The band plays six songs in fifteen minutes (including the time it takes to switch instruments). Five songs are off of their new album Palberta5000.
The guitar-bass-drums trio is made up of Ani Ivry-Block, Nina Ryser and Lily Konigsberg, and each member sings and plays each instrument. Here, they trade places every couple of songs. The songs aren’t over-complicated but still manage to surprise at every turn – a true Palberta specialty.
The “frenzied opener” “Eggs n’ Bac'” has a wild instrumental opening which jumps into a faster indie punk sound for most of the song. All squeezed into less than 2 minutes. For this song Nina is on bass, Lily on guitar and Ani on drums. Their sound reminds me of early Dead Milkmen. Is this a Philly thing?

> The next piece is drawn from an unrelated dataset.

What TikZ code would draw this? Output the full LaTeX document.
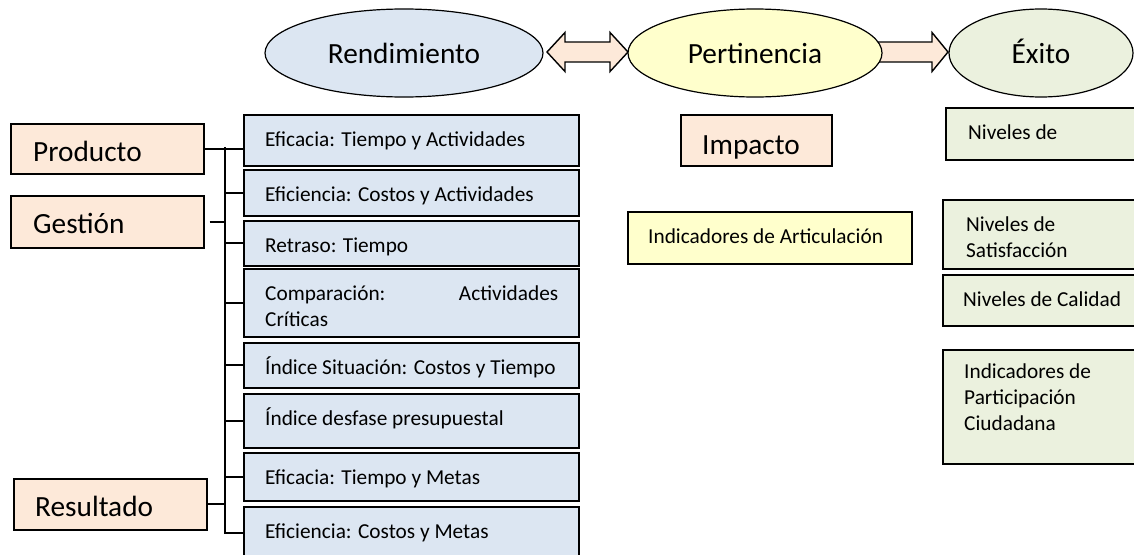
\documentclass[tikz,border=0pt]{standalone}
\usepackage{fontspec}
\setmainfont{Carlito}
\usetikzlibrary{calc,shapes.geometric}
\definecolor{blueF}{HTML}{DCE6F2}
\definecolor{yellowF}{HTML}{FFFFCC}
\definecolor{greenF}{HTML}{EBF1DE}
\definecolor{peachF}{HTML}{FDE9D9}
\begin{document}
\begin{tikzpicture}[x=1pt,y=-1pt,
  box/.style={draw=black, line width=1.6pt, rectangle, inner sep=0pt, anchor=north west},
  bluebox/.style={box, fill=blueF, minimum width=335pt},
  greenbox/.style={box, fill=greenF, minimum width=200pt},
  peachbox/.style={box, fill=peachF},
  ell/.style={draw=black, line width=1.2pt, ellipse, inner sep=0pt, minimum height=88pt,
    font=\fontsize{29.3}{36}\selectfont, text height=20pt, text depth=0pt},
  small/.style={font=\fontsize{21.3}{26}\selectfont, inner sep=0pt, anchor=north west, align=left},
  big/.style={font=\fontsize{29.3}{36}\selectfont, inner sep=0pt, anchor=base west},
  link/.style={line width=1.8pt},
  blockarrow/.style={draw=black, line width=1.4pt, fill=peachF, line join=miter}]
\useasboundingbox (0,0) rectangle (1134,554);
\clip (0,0) rectangle (1134,554);

% block arrows (drawn first, ellipses cover their ends)
\draw[blockarrow] (547,52) -- (565,32.5) -- (565,42) -- (610,42) -- (610,32.5) -- (628,52)
  -- (610,71.5) -- (610,62) -- (565,62) -- (565,71.5) -- cycle;
\draw[blockarrow] (870,42) -- (932,42) -- (932,32.5) -- (948,52) -- (932,71.5) -- (932,62) -- (870,62) -- cycle;

% ellipses
\node[ell, fill=blueF, minimum width=278pt] (rend) at (404,53) {Rendimiento};
\node[ell, fill=yellowF, minimum width=254pt] (pert) at (755,53) {Pertinencia};
\node[ell, fill=greenF, minimum width=184pt] (exito) at (1041,53) {Éxito};

% left category boxes
\node[peachbox, minimum width=193pt, minimum height=50pt] (prod) at (10,123) {};
\node[big] (prodT) at ($(prod.north west)+(23,38)$) {Producto};
\node[peachbox, minimum width=193pt, minimum height=52pt] (gest) at (10,195) {};
\node[big] (gestT) at ($(gest.north west)+(23,38)$) {Gestión};
\node[peachbox, minimum width=193pt, minimum height=51pt] (res) at (13,478) {};
\node[big] (resT) at ($(res.north west)+(22,38)$) {Resultado};

% blue indicator boxes
\node[bluebox, minimum height=51pt] (b1) at (243,114) {};
\node[bluebox, minimum height=46pt] (b2) at (243,169) {};
\node[bluebox, minimum height=45pt] (b3) at (243,220) {};
\node[bluebox, minimum height=68pt] (b4) at (243,268) {};
\node[bluebox, minimum height=45pt] (b5) at (243,342) {};
\node[bluebox, minimum height=54pt] (b6) at (243,393) {};
\node[bluebox, minimum height=48pt] (b7) at (243,452) {};
\node[bluebox, minimum height=60pt] (b8) at (243,506) {};
\node[small] (t1) at ($(b1.north west)+(22,13.8)$) {\strut Eficacia: Tiempo y Actividades};
\node[small] (t2) at ($(b2.north west)+(22,13.8)$) {\strut Eficiencia: Costos y Actividades};
\node[small] (t3) at ($(b3.north west)+(22,13.8)$) {\strut Retraso: Tiempo};
\node[small] (t4) at ($(b4.north west)+(22,13.8)$) {\strut\makebox[293pt][l]{Comparación:\hfill Actividades}\\\strut Críticas};
\node[small] (t5) at ($(b5.north west)+(22,13.8)$) {\strut Índice Situación: Costos y Tiempo};
\node[small] (t6) at ($(b6.north west)+(22,13.8)$) {\strut Índice desfase presupuestal};
\node[small] (t7) at ($(b7.north west)+(22,13.8)$) {\strut Eficacia: Tiempo y Metas};
\node[small] (t8) at ($(b8.north west)+(22,13.8)$) {\strut Eficiencia: Costos y Metas};

% tree connectors
\coordinate (ttop) at (225,147);
\coordinate (tbot) at (225,533);
\draw[link] (ttop) -- (tbot) -- (tbot -| b8.west);
\draw[link] (prod.east) -- (prod.east -| b1.west);
\draw[link] ($(gest.east)+(5,0)$) -- (gest.east -| ttop);
\draw[link] (res.east) -- (res.east -| ttop);
\foreach \b in {b2,b3,b4,b5,b6,b7}{
  \draw[link] (\b.west -| ttop) -- (\b.west);
}

% pertinencia column
\node[peachbox, minimum width=151pt, minimum height=51pt] (imp) at (680,114) {};
\node[big] (impT) at ($(imp.north west)+(22,40)$) {Impacto};
\node[box, fill=yellowF, minimum width=284pt, minimum height=52pt] (art) at (627,211) {};
\node[small] (artT) at ($(art.north west)+(21,13.8)$) {\strut Indicadores de Articulación};

% exito column
\node[greenbox, minimum height=52pt] (g1) at (945,107) {};
\node[greenbox, minimum height=69pt] (g2) at (942,199) {};
\node[greenbox, minimum height=51pt] (g3) at (942,274) {};
\node[greenbox, minimum height=114pt] (g4) at (942,349) {};
\node[small] (g1T) at ($(g1.north west)+(23,13.8)$) {\strut Niveles de};
\node[small] (g2T) at ($(g2.north west)+(24,13.8)$) {\strut Niveles de\\\strut Satisfacción};
\node[small] (g3T) at ($(g3.north west)+(21,13.8)$) {\strut Niveles de Calidad};
\node[small] (g4T) at ($(g4.north west)+(22,10.8)$) {\strut Indicadores de\\\strut Participación\\\strut Ciudadana};
\end{tikzpicture}
\end{document}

For “No Way” Nina stays on bass, Lily switches to drums and Ani takes the guitar. Nina sings lead with the other two giving great tight harmonies. For these songs the bass lays down the main melody and the guitars play a lot of single note melodies that run counter to the bass.

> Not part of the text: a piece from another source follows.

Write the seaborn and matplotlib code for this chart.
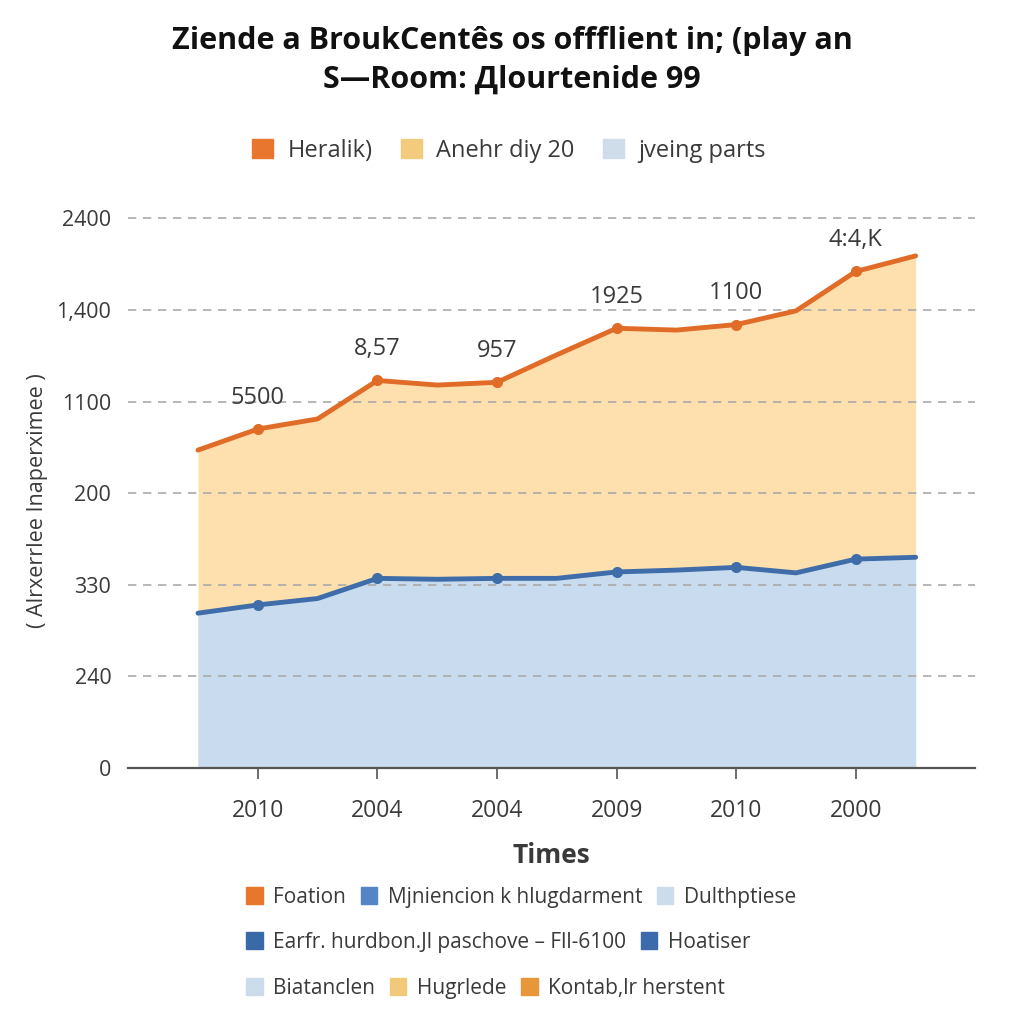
import matplotlib
matplotlib.use("Agg")
import matplotlib.pyplot as plt
from matplotlib.patches import Patch
import numpy as np
import pandas as pd
import seaborn as sns

# data (y in grid steps, grid labels are not linear)
idx = list(range(13))
orange_vals = [3.47, 3.70, 3.81, 4.23, 4.18, 4.21, 4.51, 4.80, 4.78, 4.84, 4.99, 5.42, 5.59]
blue_vals = [1.69, 1.78, 1.85, 2.07, 2.06, 2.07, 2.07, 2.14, 2.16, 2.19, 2.13, 2.28, 2.30]
point_labels = ["5500", "8,57", "957", "1925", "1100", "4:4,K"]
label_idx = [1, 3, 5, 7, 9, 11]
x_ticks = [1, 3, 5, 7, 9, 11]
x_ticklabels = ["2010", "2004", "2004", "2009", "2010", "2000"]
y_ticks = [0, 1, 2, 3, 4, 5, 6]
y_ticklabels = ["0", "240", "330", "200", "1100", "1,400", "2400"]

top_legend = ["Heralik)", "Anehr diy 20", "jveing parts"]
bottom_rows = [
    [("Foation", "#e8772e"), ("Mjniencion k hlugdarment", "#5585c5"), ("Dulthptiese", "#ccdceb")],
    [("Earfr. hurdbon.Jl paschove \u2013 Fll-6100", "#3a69a8"), ("Hoatiser", "#3b6baa")],
    [("Biatanclen", "#ccdceb"), ("Hugrlede", "#f2c97a"), ("Kontab,lr herstent", "#e8963a")],
]

df = pd.DataFrame({"i": idx, "orange": orange_vals, "blue": blue_vals})

sns.set_theme(style="white")
plt.rcParams["font.family"] = ["Open Sans", "DejaVu Sans"]

ORANGE = "#e06c28"
ORANGE_FILL = "#fde0ae"
BLUE = "#3e6daa"
BLUE_FILL = "#c9dbee"
TXT = "#3a3a3a"

fig = plt.figure(figsize=(10.24, 10.24), dpi=100)
ax = fig.add_axes([0.125, 0.25, 0.827, 0.5547])

ax.fill_between(df["i"], 0, df["orange"], color=ORANGE_FILL, lw=0, zorder=1)
ax.fill_between(df["i"], 0, df["blue"], color=BLUE_FILL, lw=0, zorder=1.1)

sns.lineplot(data=df, x="i", y="orange", ax=ax, color=ORANGE, lw=3.5,
             marker="o", markersize=8, markevery=label_idx, zorder=3,
             markeredgecolor=ORANGE, markeredgewidth=0, solid_capstyle="round")
sns.lineplot(data=df, x="i", y="blue", ax=ax, color=BLUE, lw=3.5,
             marker="o", markersize=8, markevery=label_idx, zorder=3,
             markeredgecolor=BLUE, markeredgewidth=0, solid_capstyle="round")

for k, lab in zip(label_idx, point_labels):
    ax.annotate(lab, (k, orange_vals[k]), xytext=(0, 14), textcoords="offset points",
                ha="center", va="bottom", fontsize=17, color=TXT)

ax.set_xlim(-1.17, 12.99)
ax.set_ylim(0, 6.2)
ax.set_yticks(y_ticks)
ax.set_yticklabels(y_ticklabels)
ax.set_xticks(x_ticks)
ax.set_xticklabels(x_ticklabels)
ax.tick_params(axis="y", length=0, pad=12, labelsize=15.5, labelcolor=TXT)
ax.tick_params(axis="x", bottom=True, length=8, width=1.2, color="#555555",
               pad=14, labelsize=16.5, labelcolor=TXT)

ax.set_axisbelow("line")
ax.yaxis.grid(True, color="#aaaaaa", lw=1.2, ls=(0, (5, 4)))
ax.xaxis.grid(False)
for s in ["top", "right", "left"]:
    ax.spines[s].set_visible(False)
ax.spines["bottom"].set_color("#555555")
ax.spines["bottom"].set_linewidth(1.6)

ax.set_xlabel("Times", fontsize=19, fontweight="bold", color=TXT, labelpad=14)
ax.set_ylabel("( Alrxerrlee Inaperximee )", fontsize=15.5, color=TXT)
ax.yaxis.set_label_coords(-0.095, 0.47)

fig.suptitle("Ziende a BroukCent\u00eas os offflient in; (play an\nS\u2014Room: \u0414lourtenide 99",
             y=0.975, fontsize=22, fontweight="bold", color="#111111", linespacing=1.4)

top_colors = ["#e8762e", "#f3cb7d", "#cfddeb"]
handles = [Patch(color=c, label=t) for t, c in zip(top_legend, top_colors)]
fig.legend(handles=handles, loc="center", bbox_to_anchor=(0.497, 0.853), ncol=3,
           frameon=False, fontsize=17, handlelength=0.9, handleheight=0.9,
           handletextpad=0.6, columnspacing=1.2, labelcolor=TXT)

row_y = [0.124, 0.080, 0.035]
for row, yy in zip(bottom_rows, row_y):
    hs = [Patch(color=c, label=t) for t, c in row]
    fig.legend(handles=hs, loc="center left", bbox_to_anchor=(0.222, yy), ncol=len(hs),
               frameon=False, fontsize=15, handlelength=0.8, handleheight=0.9,
               handletextpad=0.5, columnspacing=0.7, labelcolor=TXT)

fig.savefig("out.png", dpi=100, facecolor="white")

For the “queasy-yet-sentimental” “The Cow” it’s the same lineup but Lily sings lead on the first verse and Ani sings leads on the second verse. The staccato guitar style on this song is so unusual.
For the “anxious and melodic” “Big Bad Want” Lily stays on drums and sings lead, Ani switches to bass and Nina gets the guitar. Ani plays some chords on the bass and you can really see how the guitar plays a repeated pattern while the bass takes more of a lead role. The call and response for this chorus is really tight. Nina even plays a guitar solo.

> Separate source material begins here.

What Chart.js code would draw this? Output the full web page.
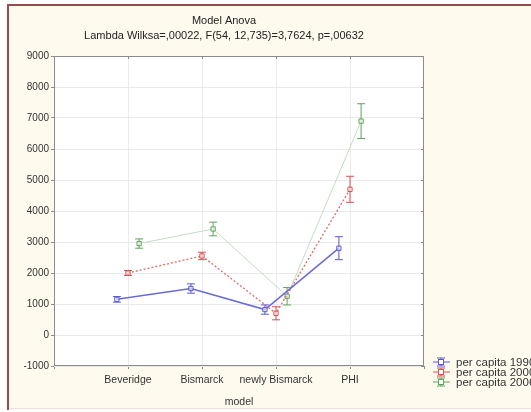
<!DOCTYPE html>
<html>
<head>
<meta charset="utf-8">
<script src="https://cdn.jsdelivr.net/npm/chart.js@4/dist/chart.umd.min.js"></script>
<style>
  html,body{margin:0;padding:0;background:#fff;}
  #wrap{width:531px;height:412px;}
</style>
</head>
<body>
<div id="wrap"><canvas id="c" width="531" height="412"></canvas></div>
<script>
// --- data ---
const models = ['Beveridge', 'Bismarck', 'newly Bismarck', 'PHI'];
const seriesNames = ['per capita 1990', 'per capita 2000', 'per capita 2006'];
const pc1990 = [1150, 1500, 820, 2800];
const err1990 = [90, 150, 150, 370];
const pc2000 = [2000, 2550, 700, 4700];
const err2000 = [80, 120, 210, 420];
const pc2006 = [2950, 3420, 1250, 6900];
const err2006 = [150, 220, 280, 560];
const yTicks = [-1000, 0, 1000, 2000, 3000, 4000, 5000, 6000, 7000, 8000, 9000];

const FONT = '"Liberation Sans", Arial, sans-serif';
const dodge = [-0.15, 0, 0.15];
const cols = [
  {line:'#6a6ad6', pt:'#5a5ad0', dash:[], w:1.5},
  {line:'#e06a6a', pt:'#d85050', dash:[2,2], w:1.3},
  {line:'#c4dcc4', pt:'#5ea35e', dash:[], w:1}
];
const vals = [pc1990, pc2000, pc2006], errs = [err1990, err2000, err2006];

const datasets = vals.map((v, k) => ({
  label: seriesNames[k],
  data: v.map((y, i) => ({x: i + 1 + dodge[k], y})),
  errs: errs[k],
  borderColor: cols[k].line,
  borderWidth: cols[k].w,
  borderDash: cols[k].dash,
  pointStyle: 'rect',
  pointRadius: 3,
  pointBorderWidth: 1,
  pointBorderColor: cols[k].pt,
  pointBackgroundColor: 'rgba(255,255,255,0.6)',
  tension: 0
}));

// frame, plot box, titles, legend
const frame = {
  id: 'frame',
  beforeDraw(ch) {
    const c = ch.ctx, a = ch.chartArea;
    c.save();
    c.fillStyle = '#fff'; c.fillRect(0, 0, ch.width, ch.height);
    c.fillStyle = '#fefaee'; c.fillRect(9, 6, ch.width, 402);
    c.fillStyle = '#fff'; c.fillRect(a.left, a.top, a.right - a.left, a.bottom - a.top);
    c.strokeStyle = '#9b4b4b'; c.lineWidth = 2;
    c.beginPath(); c.moveTo(8, 410); c.lineTo(8, 5); c.lineTo(ch.width, 5); c.stroke();
    c.strokeStyle = '#f3dede'; c.lineWidth = 1;
    c.beginPath(); c.moveTo(9, 408.5); c.lineTo(ch.width, 408.5); c.stroke();
    c.restore();
  },
  beforeDatasetsDraw(ch) {
    const c = ch.ctx, y = ch.scales.y;
    c.save();
    ch.data.datasets.forEach((ds, k) => {
      const meta = ch.getDatasetMeta(k);
      c.strokeStyle = cols[k].pt; c.lineWidth = 1;
      meta.data.forEach((p, i) => {
        const v = ds.data[i].y, e = ds.errs[i];
        const y1 = y.getPixelForValue(v + e), y2 = y.getPixelForValue(v - e);
        c.beginPath();
        c.moveTo(p.x, y1); c.lineTo(p.x, y2);
        c.moveTo(p.x - 4, y1); c.lineTo(p.x + 4, y1);
        c.moveTo(p.x - 4, y2); c.lineTo(p.x + 4, y2);
        c.stroke();
      });
    });
    c.restore();
  },
  afterDraw(ch) {
    const c = ch.ctx, a = ch.chartArea, xs = ch.scales.x, ys = ch.scales.y;
    c.save();
    c.strokeStyle = '#8c8c8c'; c.lineWidth = 1;
    c.strokeRect(a.left + 0.5, a.top + 0.5, a.right - a.left - 1, a.bottom - a.top - 1);
    c.beginPath();
    models.forEach((m, i) => { const px = Math.round(xs.getPixelForValue(i + 1)) + 0.5; c.moveTo(px, a.top); c.lineTo(px, a.top + 3); });
    yTicks.forEach(t => { const py = Math.round(ys.getPixelForValue(t)) + 0.5; c.moveTo(a.right, py); c.lineTo(a.right - 3, py); });
    c.stroke();
    // titles
    c.fillStyle = '#222'; c.textAlign = 'center'; c.textBaseline = 'middle';
    c.font = '11px ' + FONT;
    c.fillText('Model Anova', 224, 21);
    c.fillText('Lambda Wilksa=,00022, F(54, 12,735)=3,7624, p=,00632', 224, 36);
    // legend
    c.textAlign = 'left';
    c.font = '11.5px ' + FONT;
    seriesNames.forEach((n, k) => {
      const ly = 362 + k * 10, cx = 441;
      c.strokeStyle = cols[k].pt; c.setLineDash([]); c.lineWidth = 1;
      c.beginPath();
      c.moveTo(433, ly); c.lineTo(450, ly);
      c.moveTo(cx, ly - 4); c.lineTo(cx, ly + 4);
      c.moveTo(cx - 4, ly - 4); c.lineTo(cx + 4, ly - 4);
      c.moveTo(cx - 4, ly + 4); c.lineTo(cx + 4, ly + 4);
      c.stroke();
      c.fillStyle = '#fff'; c.fillRect(cx - 2.5, ly - 2.5, 5, 5);
      c.strokeRect(cx - 2.5, ly - 2.5, 5, 5);
      c.fillStyle = '#333';
      c.fillText(n, 456, ly + 0.5);
    });
    c.restore();
  }
};

new Chart(document.getElementById('c'), {
  type: 'line',
  data: {datasets},
  options: {
    responsive: false,
    animation: false,
    layout: {padding: {left: 0, right: 107, top: 56, bottom: 4}},
    plugins: {legend: {display: false}, tooltip: {enabled: false}},
    scales: {
      x: {
        type: 'linear', min: 0, max: 5,
        afterBuildTicks: s => { s.ticks = [0, 1, 2, 3, 4, 5].map(v => ({value: v})); },
        afterFit: s => { s.height = 42; },
        border: {display: false},
        grid: {
          color: ctx => (ctx.tick && ctx.tick.value > 0 && ctx.tick.value < 5) ? '#ececec' : 'rgba(0,0,0,0)',
          tickColor: '#8c8c8c', tickLength: 3
        },
        ticks: {
          color: '#333', font: {family: FONT, size: 10.5}, padding: 5, maxRotation: 0, autoSkip: false,
          callback: v => models[v - 1] || ''
        },
        title: {display: true, text: 'model', color: '#333', font: {family: FONT, size: 10.5}, padding: {top: 2, bottom: 0}}
      },
      y: {
        min: -1000, max: 9000,
        afterBuildTicks: s => { s.ticks = yTicks.map(v => ({value: v})); },
        afterFit: s => { s.width = 54; },
        border: {display: false},
        grid: {color: '#e9e9e9', tickColor: '#8c8c8c', tickLength: 3},
        ticks: {color: '#333', font: {family: FONT, size: 10}, padding: 2, callback: v => String(v)}
      }
    }
  },
  plugins: [frame]
});
</script>
</body>
</html>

“Sound of the Beat” (from 2018’s Roach Goin’ Down) is “a sweet testament to grooving” and gets a full lineup switch. Nina sits behind the kit, Ani is back on guitar and Lily is on bass. This song is really catchy–surely the catchiest thing in this set. It has a feeling like early Sleater-Kinney. All three sing harmony lead.
They end with “Before I Got Here” with same line up. It’s one of their longer songs at over three minutes. Ani and Lily switch off lead vocals for the fast verses. After a minute or so, the tempo shifts and the last two minutes are a slow instrumental jam with Ani playing a guitar solo while Lily keeps the melody on bass.
It’s tempting to try to see if one of them is “better” at one instrument or another, but they are all clearly very comfortable on each instrument. This leads to endless possibilities for songs.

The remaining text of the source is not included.